The report called the jail a prison at the crossroads – facing major changes, especially the loss of its 1,500-acre farm and the different types of inmates it was now handling.

HMI Chief Inspector of Prisons, Anne Owers said the open prison is dealing with increasing numbers of prisoners who would not previously have been considered suitable for open conditions.

"The governor and his staff have begun to rise to these and other challenges, but this inspection illustrated that continued progress is required to ensure Hollesley Bay forges a strong new identity for itself as a modern open prison effectively resettling its prisoners," she said.

Inspectors found the prison was generally safe and was adjusting to the increased diversity of its prisoners with good procedures for reception and induction procedures, suicide and self-harm and anti-bullying.

But the report also found areas of concern.
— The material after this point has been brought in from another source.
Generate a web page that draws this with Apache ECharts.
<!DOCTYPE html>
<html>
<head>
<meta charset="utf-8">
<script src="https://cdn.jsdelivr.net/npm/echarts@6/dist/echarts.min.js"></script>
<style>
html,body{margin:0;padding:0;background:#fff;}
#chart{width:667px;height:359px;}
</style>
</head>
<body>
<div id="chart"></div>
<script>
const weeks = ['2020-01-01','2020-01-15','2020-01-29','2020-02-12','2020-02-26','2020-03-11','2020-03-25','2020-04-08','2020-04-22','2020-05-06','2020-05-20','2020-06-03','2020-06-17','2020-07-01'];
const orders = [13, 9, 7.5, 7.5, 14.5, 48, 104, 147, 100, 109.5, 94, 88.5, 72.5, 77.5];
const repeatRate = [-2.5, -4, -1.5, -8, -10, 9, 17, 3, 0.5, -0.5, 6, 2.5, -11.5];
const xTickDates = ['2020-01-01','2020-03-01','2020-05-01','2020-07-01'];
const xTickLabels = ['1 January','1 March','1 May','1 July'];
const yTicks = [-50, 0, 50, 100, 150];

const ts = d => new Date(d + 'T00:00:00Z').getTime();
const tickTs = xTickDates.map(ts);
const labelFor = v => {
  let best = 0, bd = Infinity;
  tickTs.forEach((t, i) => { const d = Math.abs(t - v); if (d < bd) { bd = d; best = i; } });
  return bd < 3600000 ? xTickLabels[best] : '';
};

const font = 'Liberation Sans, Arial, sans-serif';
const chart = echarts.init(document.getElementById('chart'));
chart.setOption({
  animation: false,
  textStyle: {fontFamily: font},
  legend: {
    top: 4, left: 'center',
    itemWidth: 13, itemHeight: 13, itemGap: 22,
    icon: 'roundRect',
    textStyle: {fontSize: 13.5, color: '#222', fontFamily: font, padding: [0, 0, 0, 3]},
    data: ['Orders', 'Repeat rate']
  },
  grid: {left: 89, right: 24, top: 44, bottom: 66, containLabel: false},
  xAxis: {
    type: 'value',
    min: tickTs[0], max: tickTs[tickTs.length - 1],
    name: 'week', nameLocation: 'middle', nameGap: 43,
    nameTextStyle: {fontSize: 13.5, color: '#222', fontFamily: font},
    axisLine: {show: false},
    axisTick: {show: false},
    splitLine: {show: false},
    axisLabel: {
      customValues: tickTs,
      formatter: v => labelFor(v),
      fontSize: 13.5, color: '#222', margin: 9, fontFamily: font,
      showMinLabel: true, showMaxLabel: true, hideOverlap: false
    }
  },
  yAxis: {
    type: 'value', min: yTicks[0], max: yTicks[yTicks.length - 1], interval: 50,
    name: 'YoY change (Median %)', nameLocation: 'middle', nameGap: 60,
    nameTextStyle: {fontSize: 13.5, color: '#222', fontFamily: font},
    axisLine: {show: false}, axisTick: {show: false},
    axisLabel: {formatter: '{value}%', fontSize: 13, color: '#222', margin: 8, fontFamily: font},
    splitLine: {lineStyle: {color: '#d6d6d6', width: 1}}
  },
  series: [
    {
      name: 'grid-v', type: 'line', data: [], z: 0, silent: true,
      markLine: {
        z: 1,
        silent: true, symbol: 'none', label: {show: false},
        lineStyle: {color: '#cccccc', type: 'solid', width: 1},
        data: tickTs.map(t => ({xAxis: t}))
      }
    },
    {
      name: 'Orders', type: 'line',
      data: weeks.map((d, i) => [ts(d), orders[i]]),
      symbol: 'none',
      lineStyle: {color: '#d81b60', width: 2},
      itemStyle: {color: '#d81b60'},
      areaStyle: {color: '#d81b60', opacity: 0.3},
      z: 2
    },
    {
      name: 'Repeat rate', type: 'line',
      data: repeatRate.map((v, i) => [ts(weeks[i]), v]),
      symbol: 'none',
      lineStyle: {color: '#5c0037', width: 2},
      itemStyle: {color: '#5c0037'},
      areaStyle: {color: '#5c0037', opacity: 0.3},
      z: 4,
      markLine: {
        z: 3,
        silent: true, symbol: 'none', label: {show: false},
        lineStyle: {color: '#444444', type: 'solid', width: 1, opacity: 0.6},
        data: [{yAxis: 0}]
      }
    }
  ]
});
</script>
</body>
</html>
A particular weakness was that the security department was shared with the juvenile establishment, Warren Hill. This made it more difficult to develop appropriate security measures for the more challenging population now being received – for example in identifying subtle forms of bullying, better training for night patrols and improved searching and drug testing facilities.
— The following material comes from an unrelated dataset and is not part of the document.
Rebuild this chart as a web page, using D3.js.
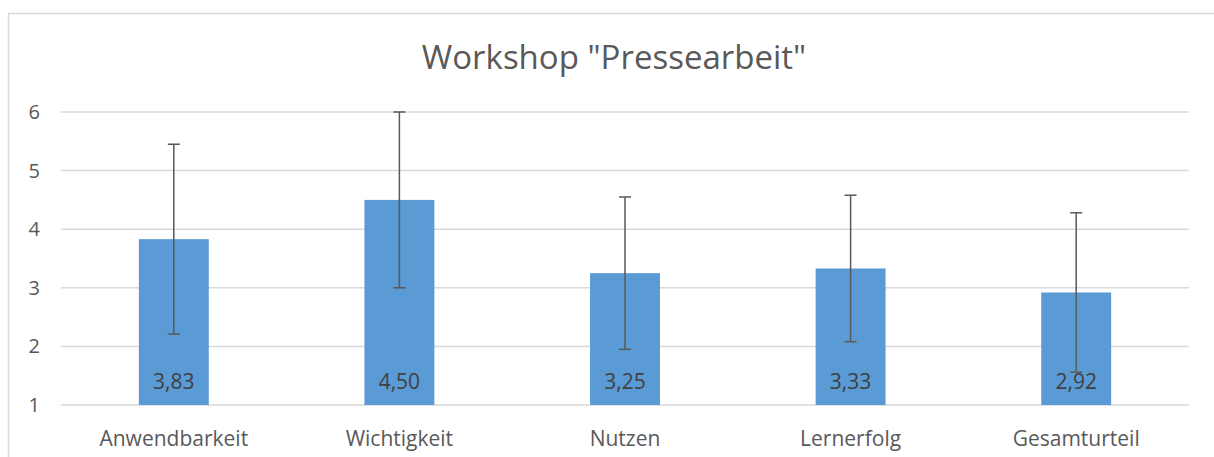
<!DOCTYPE html>
<html>
<head>
<meta charset="utf-8">
<script src="https://cdn.jsdelivr.net/npm/d3@7"></script>
<style>
  body { margin: 0; background: #fff; }
  text { font-family: "Open Sans", sans-serif; }
</style>
</head>
<body>
<svg id="chart"></svg>
<script>
let categories = ['Anwendbarkeit', 'Wichtigkeit', 'Nutzen', 'Lernerfolg', 'Gesamturteil']
let values = [3.83, 4.50, 3.25, 3.33, 2.92]
let errors = [1.62, 1.50, 1.30, 1.25, 1.36]
let yTicks = [1, 2, 3, 4, 5, 6]
let title = 'Workshop "Pressearbeit"'

let w = 1214, h = 457
let svg = d3.select('#chart').attr('width', w).attr('height', h)

// chart frame
svg.append('path')
  .attr('d', `M8.5,${h} V13.5 H${w}`)
  .attr('fill', 'none')
  .attr('stroke', '#d9d9d9')
  .attr('stroke-width', 1.5)

let x = d3.scaleBand().domain(categories).range([61, 1189]).paddingInner(0).paddingOuter(0)
let y = d3.scaleLinear().domain([1, 6]).range([405, 112])

// gridlines
svg.append('g').selectAll('line')
  .data(yTicks)
  .enter().append('line')
  .attr('x1', 61).attr('x2', 1189)
  .attr('y1', d => y(d)).attr('y2', d => y(d))
  .attr('stroke', '#d9d9d9').attr('stroke-width', 1.5)

// y tick labels
svg.append('g').selectAll('text')
  .data(yTicks)
  .enter().append('text')
  .attr('x', 40).attr('y', d => y(d) + 7)
  .attr('text-anchor', 'end')
  .attr('font-size', 20).attr('fill', '#595959')
  .text(d => d)

// x labels
svg.append('g').selectAll('text')
  .data(categories)
  .enter().append('text')
  .attr('x', d => x(d) + x.bandwidth() / 2).attr('y', 446)
  .attr('text-anchor', 'middle')
  .attr('font-size', 21).attr('fill', '#595959')
  .text(d => d)

let barW = x.bandwidth() * 0.31
let data = categories.map((c, i) => ({c: c, v: values[i], e: errors[i]}))

// bars
svg.append('g').selectAll('rect')
  .data(data)
  .enter().append('rect')
  .attr('x', d => x(d.c) + x.bandwidth() / 2 - barW / 2)
  .attr('width', barW)
  .attr('y', d => y(d.v))
  .attr('height', d => y(1) - y(d.v))
  .attr('fill', '#5b9bd5')

// value labels
svg.append('g').selectAll('text')
  .data(data)
  .enter().append('text')
  .attr('x', d => x(d.c) + x.bandwidth() / 2).attr('y', 389)
  .attr('text-anchor', 'middle')
  .attr('font-size', 21).attr('fill', '#404040')
  .text(d => d3.format('.2f')(d.v).replace('.', ','))

// error bars
let eb = svg.append('g').attr('stroke', '#595959').attr('stroke-width', 1.5)
data.forEach(d => {
  let cx = x(d.c) + x.bandwidth() / 2
  let top = y(d.v + d.e), bot = y(d.v - d.e)
  eb.append('line').attr('x1', cx).attr('x2', cx).attr('y1', top).attr('y2', bot)
  eb.append('line').attr('x1', cx - 6).attr('x2', cx + 6).attr('y1', top).attr('y2', top)
  eb.append('line').attr('x1', cx - 6).attr('x2', cx + 6).attr('y1', bot).attr('y2', bot)
})

// title
svg.append('text')
  .attr('x', 614).attr('y', 69)
  .attr('text-anchor', 'middle')
  .attr('font-size', 33).attr('fill', '#595959')
  .text(title)
</script>
</body>
</html>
Ms Owers said there were some excellent examples of individual and respectful care being shown to prisoners by staff at Hollesley Bay.

"However, inspectors were concerned that some staff on the residential units were too distant and failed to interact in the way that should be expected in a category D establishment," she said.

Religious provision and healthcare was good, skills training and work placements to help resettlement of a high quality, but legal services and attention to the needs of foreign nationals were almost non-existent, race relations work needed improving, and the food was vociferously criticised by prisoners.

"We found Hollesley Bay to be a prison facing up to a number of serious challenges. Its unique history and local situation required a new sense of direction, with an increased focus on resettlement, as well as the need to deal with more demanding prisoners. There was still clearly much to do, but the governor and his staff had begun to rise to the task," she added.